Recorded data ->

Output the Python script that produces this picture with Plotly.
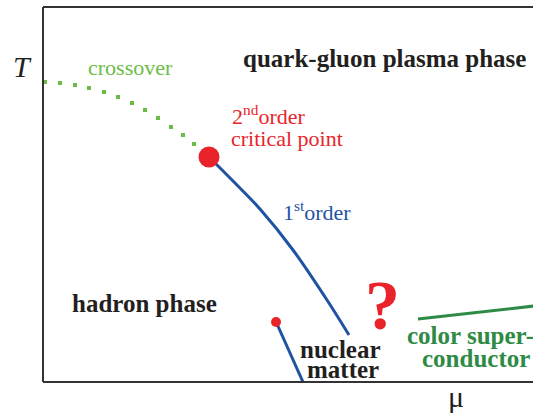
import plotly.graph_objects as go

# Data (mu, T) in chart units
crossover_mu = [2, 17, 32, 46, 61, 75, 89, 102, 115, 128, 140, 151]
crossover_T = [300, 299, 297, 294, 290, 285, 279, 272, 264, 255, 247, 238]

critical_mu = [166]
critical_T = [225]

first_order_mu = [166, 190, 217, 250, 284, 306]
first_order_T = [225, 201, 173, 132, 82, 47]

nuclear_mu = [234, 260]
nuclear_T = [58, 0]
nuclear_end_mu = [233]
nuclear_end_T = [60]

csc_mu = [375, 500]
csc_T = [63, 77]

RED = "#e8242a"
BLUE = "#1f52a3"
LGREEN = "#6cbd45"
DGREEN = "#2e8b45"
BLACK = "#231f20"
SERIF = "Liberation Serif"

fig = go.Figure()
fig.add_trace(go.Scatter(x=crossover_mu, y=crossover_T, mode="markers",
                         marker=dict(symbol="square", size=4, color=LGREEN), hoverinfo="skip"))
fig.add_trace(go.Scatter(x=first_order_mu, y=first_order_T, mode="lines",
                         line=dict(color=BLUE, width=3, shape="spline"), hoverinfo="skip"))
fig.add_trace(go.Scatter(x=nuclear_mu, y=nuclear_T, mode="lines",
                         line=dict(color=BLUE, width=3), hoverinfo="skip"))
fig.add_trace(go.Scatter(x=csc_mu, y=csc_T, mode="lines",
                         line=dict(color=DGREEN, width=3), hoverinfo="skip"))
fig.add_trace(go.Scatter(x=critical_mu, y=critical_T, mode="markers",
                         marker=dict(size=21, color=RED), hoverinfo="skip"))
fig.add_trace(go.Scatter(x=nuclear_end_mu, y=nuclear_end_T, mode="markers",
                         marker=dict(size=10, color=RED), hoverinfo="skip"))

W, H = 490, 375
def px(x):
    return (x - 43) / W
def py(y):
    return (382 - y) / H

ann = []
def add(text, x, y, size, color, xanchor="left", yanchor="middle", bold=False, italic=False):
    if bold:
        text = "<b>" + text + "</b>"
    if italic:
        text = "<i>" + text + "</i>"
    ann.append(dict(text=text, x=px(x), y=py(y), xref="paper", yref="paper",
                    xanchor=xanchor, yanchor=yanchor, showarrow=False,
                    font=dict(family=SERIF, size=size, color=color)))

add("T", 22, 66, 30, BLACK, xanchor="center", italic=True)
add("crossover", 86, 68, 22, LGREEN)
add("quark-gluon plasma phase", 241, 58, 25, BLACK, bold=True)
add("2<sup>nd</sup>order", 230, 115, 22, RED)
add("critical point", 229, 138, 22, RED)
add("1<sup>st</sup>order", 281, 211, 22, BLUE)
add("hadron phase", 70, 303, 25, BLACK, bold=True)
add("nuclear", 383, 349, 25, BLACK, xanchor="right", bold=True)
add("matter", 381, 369, 25, BLACK, xanchor="right", bold=True)
add("?", 382, 305, 70, RED, xanchor="center", bold=True)
add("color super-", 405, 335, 25, DGREEN, bold=True)
add("conductor", 420, 358, 25, DGREEN, bold=True)
add("μ", 456, 396, 30, BLACK, xanchor="center")

shapes = [
    dict(type="line", xref="paper", yref="paper", x0=0, x1=1.02, y0=1, y1=1, line=dict(color="#333333", width=2)),
    dict(type="line", xref="paper", yref="paper", x0=0, x1=1.02, y0=0, y1=0, line=dict(color="#333333", width=2)),
    dict(type="line", xref="paper", yref="paper", x0=0, x1=0, y0=0, y1=1, line=dict(color="#333333", width=2)),
]

fig.update_layout(
    width=533, height=415,
    margin=dict(l=43, r=0, t=7, b=33),
    paper_bgcolor="white", plot_bgcolor="white",
    showlegend=False,
    xaxis=dict(range=[0, W], visible=False, fixedrange=True),
    yaxis=dict(range=[0, H], visible=False, fixedrange=True),
    annotations=ann, shapes=shapes,
)
fig.write_html("out.html", config={"displayModeBar": False},
               post_script="document.body.style.margin='0';document.body.style.overflow='hidden';")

Task statement -> Write out each line of the data exactly; the images should be left out.

Exercise solution ->
Output the Python script that produces this picture with Plotly.
import plotly.graph_objects as go

# Data (mu, T) in chart units
crossover_mu = [2, 17, 32, 46, 61, 75, 89, 102, 115, 128, 140, 151]
crossover_T = [300, 299, 297, 294, 290, 285, 279, 272, 264, 255, 247, 238]

critical_mu = [166]
critical_T = [225]

first_order_mu = [166, 190, 217, 250, 284, 306]
first_order_T = [225, 201, 173, 132, 82, 47]

nuclear_mu = [234, 260]
nuclear_T = [58, 0]
nuclear_end_mu = [233]
nuclear_end_T = [60]

csc_mu = [375, 500]
csc_T = [63, 77]

RED = "#e8242a"
BLUE = "#1f52a3"
LGREEN = "#6cbd45"
DGREEN = "#2e8b45"
BLACK = "#231f20"
SERIF = "Liberation Serif"

fig = go.Figure()
fig.add_trace(go.Scatter(x=crossover_mu, y=crossover_T, mode="markers",
                         marker=dict(symbol="square", size=4, color=LGREEN), hoverinfo="skip"))
fig.add_trace(go.Scatter(x=first_order_mu, y=first_order_T, mode="lines",
                         line=dict(color=BLUE, width=3, shape="spline"), hoverinfo="skip"))
fig.add_trace(go.Scatter(x=nuclear_mu, y=nuclear_T, mode="lines",
                         line=dict(color=BLUE, width=3), hoverinfo="skip"))
fig.add_trace(go.Scatter(x=csc_mu, y=csc_T, mode="lines",
                         line=dict(color=DGREEN, width=3), hoverinfo="skip"))
fig.add_trace(go.Scatter(x=critical_mu, y=critical_T, mode="markers",
                         marker=dict(size=21, color=RED), hoverinfo="skip"))
fig.add_trace(go.Scatter(x=nuclear_end_mu, y=nuclear_end_T, mode="markers",
                         marker=dict(size=10, color=RED), hoverinfo="skip"))

W, H = 490, 375
def px(x):
    return (x - 43) / W
def py(y):
    return (382 - y) / H

ann = []
def add(text, x, y, size, color, xanchor="left", yanchor="middle", bold=False, italic=False):
    if bold:
        text = "<b>" + text + "</b>"
    if italic:
        text = "<i>" + text + "</i>"
    ann.append(dict(text=text, x=px(x), y=py(y), xref="paper", yref="paper",
                    xanchor=xanchor, yanchor=yanchor, showarrow=False,
                    font=dict(family=SERIF, size=size, color=color)))

add("T", 22, 66, 30, BLACK, xanchor="center", italic=True)
add("crossover", 86, 68, 22, LGREEN)
add("quark-gluon plasma phase", 241, 58, 25, BLACK, bold=True)
add("2<sup>nd</sup>order", 230, 115, 22, RED)
add("critical point", 229, 138, 22, RED)
add("1<sup>st</sup>order", 281, 211, 22, BLUE)
add("hadron phase", 70, 303, 25, BLACK, bold=True)
add("nuclear", 383, 349, 25, BLACK, xanchor="right", bold=True)
add("matter", 381, 369, 25, BLACK, xanchor="right", bold=True)
add("?", 382, 305, 70, RED, xanchor="center", bold=True)
add("color super-", 405, 335, 25, DGREEN, bold=True)
add("conductor", 420, 358, 25, DGREEN, bold=True)
add("μ", 456, 396, 30, BLACK, xanchor="center")

shapes = [
    dict(type="line", xref="paper", yref="paper", x0=0, x1=1.02, y0=1, y1=1, line=dict(color="#333333", width=2)),
    dict(type="line", xref="paper", yref="paper", x0=0, x1=1.02, y0=0, y1=0, line=dict(color="#333333", width=2)),
    dict(type="line", xref="paper", yref="paper", x0=0, x1=0, y0=0, y1=1, line=dict(color="#333333", width=2)),
]

fig.update_layout(
    width=533, height=415,
    margin=dict(l=43, r=0, t=7, b=33),
    paper_bgcolor="white", plot_bgcolor="white",
    showlegend=False,
    xaxis=dict(range=[0, W], visible=False, fixedrange=True),
    yaxis=dict(range=[0, H], visible=False, fixedrange=True),
    annotations=ann, shapes=shapes,
)
fig.write_html("out.html", config={"displayModeBar": False},
               post_script="document.body.style.margin='0';document.body.style.overflow='hidden';")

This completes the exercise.